If you only need the single most-likely brand rather than a distribution:

Python AppGUI App

Python

brand_distribution, _ = (
    future[PURCHASE_DATA_SOURCE]
    .groupBy(BRAND_COLUMN)
    .count(normalize=False, groups=TARGET_BRANDS)
)
# One-hot encode the most purchased brand
result = np.zeros(len(TARGET_BRANDS), dtype=np.float32)
if brand_distribution.sum() > 0:
    result[np.argmax(brand_distribution)] = 1.0
    return result
return None  # No purchases — exclude

Python

def top_brand_target_fn(
    history: target_function.Events,
    future: target_function.Events,
    attributes: target_function.Attributes,
    ctx: Dict,
) -> np.ndarray | None:
    # === Configuration ===
    TARGET_WINDOW_DAYS = 21
    PURCHASE_DATA_SOURCE = "purchases"
    BRAND_COLUMN = "brand"
    TARGET_BRANDS = [
        "The North Face", "Adidas", "Tommy Hilfiger",
        "Hugo", "Lacoste", "Gap",
    ]

    target_window = timedelta(days=TARGET_WINDOW_DAYS)
    if target_function.has_incomplete_training_window(ctx, target_window):
        return None
    future = future.interval_from(ctx[target_function.SPLIT_TIMESTAMP], target_window)

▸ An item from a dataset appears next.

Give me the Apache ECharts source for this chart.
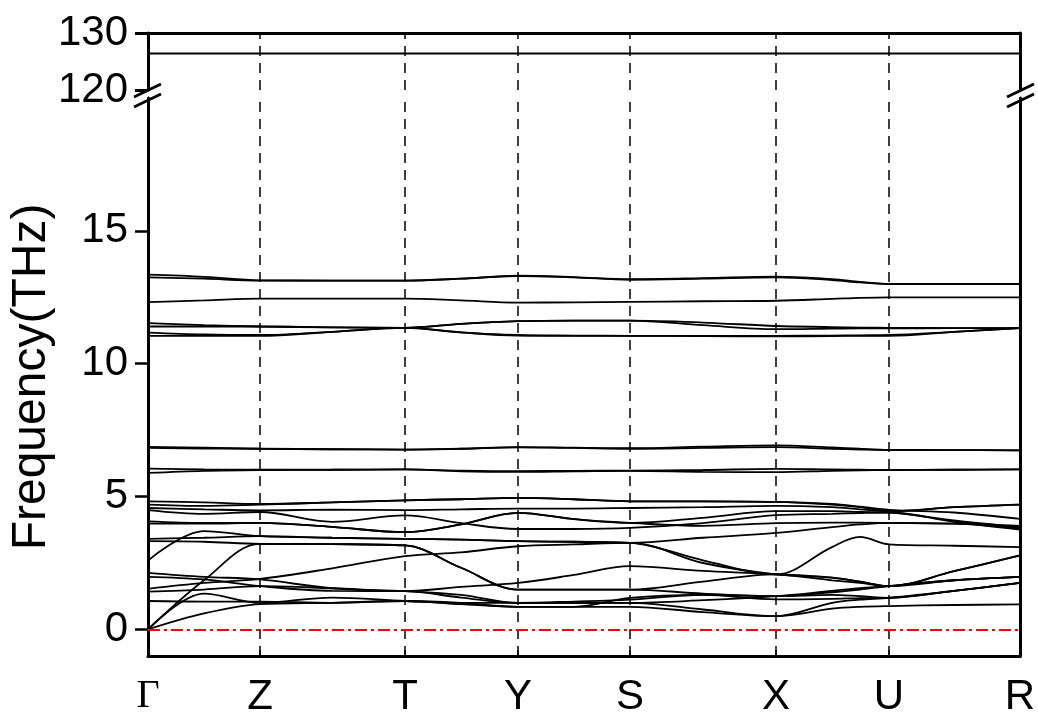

    brand_distribution, _ = (
        future[PURCHASE_DATA_SOURCE]
        .groupBy(BRAND_COLUMN)
        .count(normalize=False, groups=TARGET_BRANDS)
    )
    # One-hot encode the most purchased brand
    result = np.zeros(len(TARGET_BRANDS), dtype=np.float32)
    if brand_distribution.sum() > 0:
        result[np.argmax(brand_distribution)] = 1.0
        return result
    return None  # No purchases — exclude

Brand affinity with history weighting

Blend historical and future purchases for a smoother signal:

Python AppGUI App

Python

history_dist, _ = (
    history[PURCHASE_DATA_SOURCE]
    .groupBy(BRAND_COLUMN)
    .count(normalize=True, groups=TARGET_BRANDS)
)
future_dist, _ = (
    future[PURCHASE_DATA_SOURCE]
    .groupBy(BRAND_COLUMN)
    .count(normalize=True, groups=TARGET_BRANDS)
)
# 70% future, 30% history
blended = 0.7 * future_dist + 0.3 * history_dist
blended = blended / blended.sum()  # Re-normalize
return blended

Python

def brand_affinity_target_fn(
    history: target_function.Events,
    future: target_function.Events,
    attributes: target_function.Attributes,
    ctx: Dict,
) -> np.ndarray | None:
    # === Configuration ===
    TARGET_WINDOW_DAYS = 21
    PURCHASE_DATA_SOURCE = "purchases"
    BRAND_COLUMN = "brand"
    TARGET_BRANDS = [
        "The North Face", "Adidas", "Tommy Hilfiger",
        "Hugo", "Lacoste", "Gap",
    ]

    target_window = timedelta(days=TARGET_WINDOW_DAYS)
    if target_function.has_incomplete_training_window(ctx, target_window):
        return None
    future = future.interval_from(ctx[target_function.SPLIT_TIMESTAMP], target_window)

    history_dist, _ = (
        history[PURCHASE_DATA_SOURCE]
        .groupBy(BRAND_COLUMN)
        .count(normalize=True, groups=TARGET_BRANDS)
    )
    future_dist, _ = (
        future[PURCHASE_DATA_SOURCE]
        .groupBy(BRAND_COLUMN)
        .count(normalize=True, groups=TARGET_BRANDS)
    )
    # 70% future, 30% history
    blended = 0.7 * future_dist + 0.3 * history_dist
    blended = blended / blended.sum()  # Re-normalize
    return blended

Recommended Metrics

Metric	Why it matters
Accuracy	Fraction of customers whose top-predicted brand matches their actual top brand.
F1 Score (macro)	Balances precision and recall across all brands — important when some brands are rare.
Top-k Accuracy	Checks if the true brand is among the top k predictions. Useful when near-misses are acceptable.

Production Tips

Keep the brand list current. Remove discontinued brands and add new ones. A stale list trains the model on irrelevant categories.
Balance class frequencies. If one brand dominates purchases, the model may over-predict it. Consider requiring a minimum purchase count per brand or using class weighting.
Use predictions for personalization. Feed brand probabilities into email templates, app banners, or recommendation carousels to surface relevant brands per customer.
Retrain after major assortment changes. Brand preferences shift when new collections launch or a brand exits your store.